Day 11: Developing Voices

Monday 07/09/12

Selamat Malam!!! (Goodnight!)!

Who starts with saying goodnight?! Well me obviously! It is the LAST WEEK of classes this week and I am already excited about the fun that begins this Friday! Well before then let me tell you about today’s lectures. It had to be the most slap you in the face lecture to wake us about about the truth about world politics (after Consumer Action Penang [CAP], then again the President was just rude in my opinion). The thing I like most about this lecture is that we were sat around a table without a powerpoint, presentation, or any type of additional assistance to make us comfortable during the lecture. The office, which was a house, was surrounded by a busy roads and construction.

Anyways, the Itinerary:

9am
2pm
  • Free and Easy
  • Personal field trip with a few other ladies and Fieda (Mrs. Fieda will get her own personal post, love that lady!!)
Third World Network:
  • Once upon a time, before we started referring countries to developed and developing; they were known as First-, Second-, and Third-world countries.
  • The gap widened between First World and Third World because the Second World either progressed or regressed, so it switched over to developed and developing. (Along with a whole other story to why the terms switched).
  • Third World Network (TWN) came into existence to give the developing world a voice.
  • TWN consists of Latin America, Africa, and Asia. There is a small office in the U.S. but mainly for U.N. proceedings.
  • TWN is to voice concerns and collaborate on how to assist developing countries to become developed.
  • Primary concern is primary healthcare.
  • To become a member of the World Trade Organization (WTO), a country had to change patent laws to where developing countries loss the little bit of rights totheir own products.
  • Since the developing countries new products were no longer protected by patent laws, they were left vulnerable. The new patent laws only protect the processes not the products.
  • Most developed developing countries gave in to WTO pressures to open for world trade because they needed the network to sustain their countries (at that time).

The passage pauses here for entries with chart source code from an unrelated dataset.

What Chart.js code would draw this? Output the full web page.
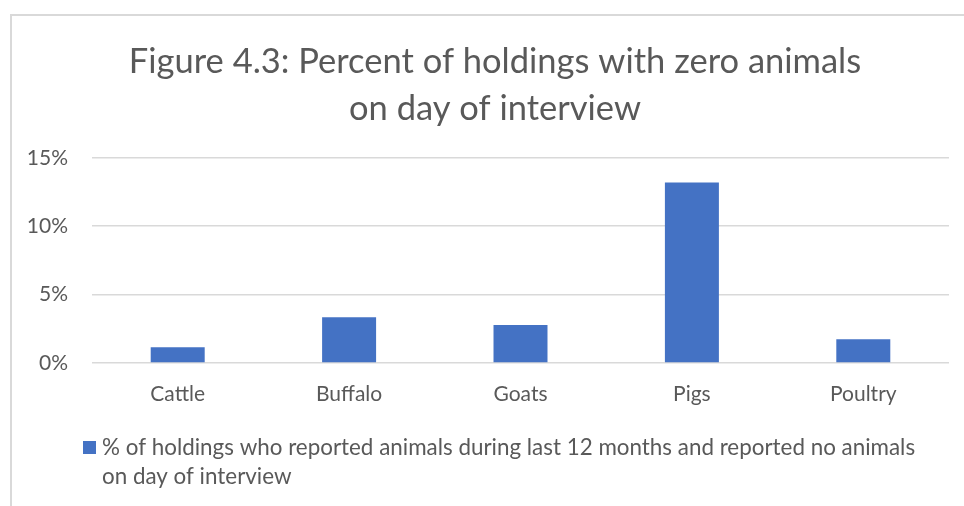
<!DOCTYPE html>
<html>
<head>
<meta charset="utf-8">
<script src="https://cdn.jsdelivr.net/npm/chart.js@4"></script>
<style>
  html, body { margin: 0; padding: 0; background: #fff; overflow: hidden; }
  #frame {
    position: absolute; left: 10px; top: 14px;
    width: 966px; height: 500px;
    border-top: 2px solid #d9d9d9; border-left: 2px solid #d9d9d9;
  }
  #chart { display: block; }
</style>
</head>
<body>
<div id="frame"><canvas id="chart" width="966" height="490"></canvas></div>
<script>
const categories = ['Cattle', 'Buffalo', 'Goats', 'Pigs', 'Poultry'];
const zeroAnimalPct = [1.15, 3.34, 2.77, 13.2, 1.74];
const yTicks = [0, 5, 10, 15];
const titleLines = ['Figure 4.3: Percent of holdings with zero animals', 'on day of interview'];
const seriesLabel = '% of holdings who reported animals during last 12 months and reported no animals on day of interview';

const textColor = '#595959';
const fontFamily = 'Lato, "Liberation Sans", sans-serif';

// legend drawn by hand so the long label can wrap onto two lines
const wrappedLegend = {
  id: 'wrappedLegend',
  afterDraw(chart) {
    const ctx = chart.ctx;
    const area = chart.chartArea;
    const ds = chart.data.datasets[0];
    ctx.save();
    ctx.font = '22.4px ' + fontFamily;
    ctx.fillStyle = ds.backgroundColor;
    const boxX = area.left - 9;
    const boxY = area.bottom + 78;
    ctx.fillRect(boxX, boxY, 13, 13);

    const words = ds.label.split(' ');
    const maxW = 828;
    const lines = [];
    let line = '';
    words.forEach(w => {
      const test = line ? line + ' ' + w : w;
      if (ctx.measureText(test).width > maxW && line) {
        lines.push(line);
        line = w;
      } else {
        line = test;
      }
    });
    if (line) lines.push(line);

    ctx.fillStyle = textColor;
    ctx.textBaseline = 'middle';
    lines.forEach((l, i) => {
      ctx.fillText(l, boxX + 19, boxY + 7 + i * 29);
    });
    ctx.restore();
  }
};

new Chart(document.getElementById('chart'), {
  type: 'bar',
  data: {
    labels: categories,
    datasets: [{
      label: seriesLabel,
      data: zeroAnimalPct,
      backgroundColor: '#4472C4',
      categoryPercentage: 1,
      barPercentage: 0.315
    }]
  },
  options: {
    responsive: false,
    animation: false,
    layout: { padding: { top: 0, right: 0, bottom: 92, left: 0 } },
    plugins: {
      legend: { display: false },
      tooltip: { enabled: false },
      title: {
        display: true,
        text: titleLines,
        color: textColor,
        font: { family: fontFamily, size: 34.5, weight: 'normal', lineHeight: 1.36 },
        padding: { top: 22, bottom: 26 }
      }
    },
    scales: {
      x: {
        grid: { display: false, drawTicks: false },
        border: { display: false },
        ticks: { color: textColor, font: { family: fontFamily, size: 21 }, padding: 19 },
        afterFit(scale) { scale.height = 51; }
      },
      y: {
        min: 0,
        max: 15,
        afterBuildTicks(scale) { scale.ticks = yTicks.map(v => ({ value: v })); },
        grid: { color: '#d9d9d9', lineWidth: 1.5, drawTicks: false },
        border: { display: false },
        ticks: {
          color: textColor,
          font: { family: fontFamily, size: 21 },
          padding: 24,
          callback: v => v + '%'
        },
        afterFit(scale) { scale.width = 80; }
      },
      // empty right-hand spacer so the title centres on the whole frame
      yRight: {
        position: 'right',
        grid: { display: false, drawTicks: false },
        border: { display: false },
        ticks: { display: false },
        afterFit(scale) { scale.width = 29; }
      }
    }
  },
  plugins: [wrappedLegend]
});
</script>
</body>
</html>
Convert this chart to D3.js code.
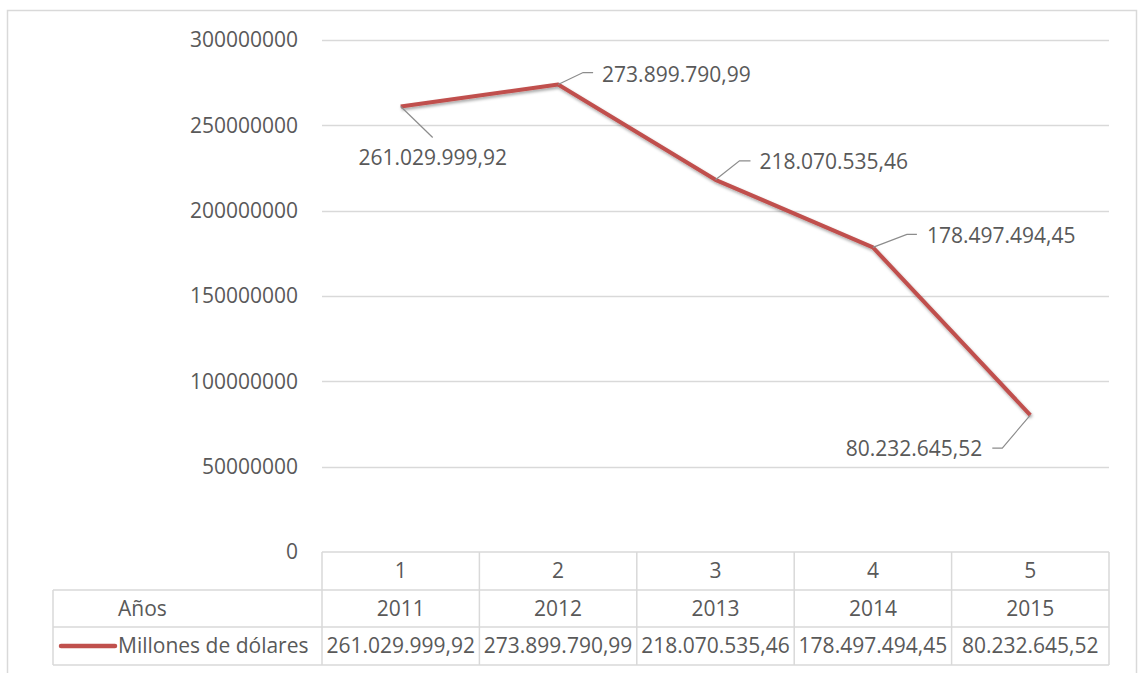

Slowly but surely, those up and coming countries (Brazil & India) were abused by more powerful countries and left to regress back to a developing countries.
  • Google: Reconciliation – written by press chief of India. He left India and produced South-North Development Monitor (SUNS – a daily bulletin:http://www.sunsonline.org/).
  • Third World Resurgence is a publication from TWN. Seems corporations always trying to take advantage of the developing world.
  • Developing countries need physical, spiritual, and intellectual property protection in order to thrive.
  • TWN is a great idea but most developing countries are fed news through developed country’s news. Meaning developing news or local truths are rarely heard by the “West” and when it is finally heard, people become shocked.
Sidenote:
People outside of the United States LOVE President Obama domestic agenda. They recognize him doing wonderful things for AMERICAN CITIZENS (regardless if you think so or not. Remember it is about perspective). But they HATE his international agenda. After all, it does not benefit anybody really other than the U.S. and any other partner involved. This was a wonderful perspective of “inside” vs “outside” perception of our country and its leaders. So what do you wish for? Domestic Advocacy versus International Advocacy? It seems one will have to be use for a stepping stool in order to promote the other. Will there ever be a balance?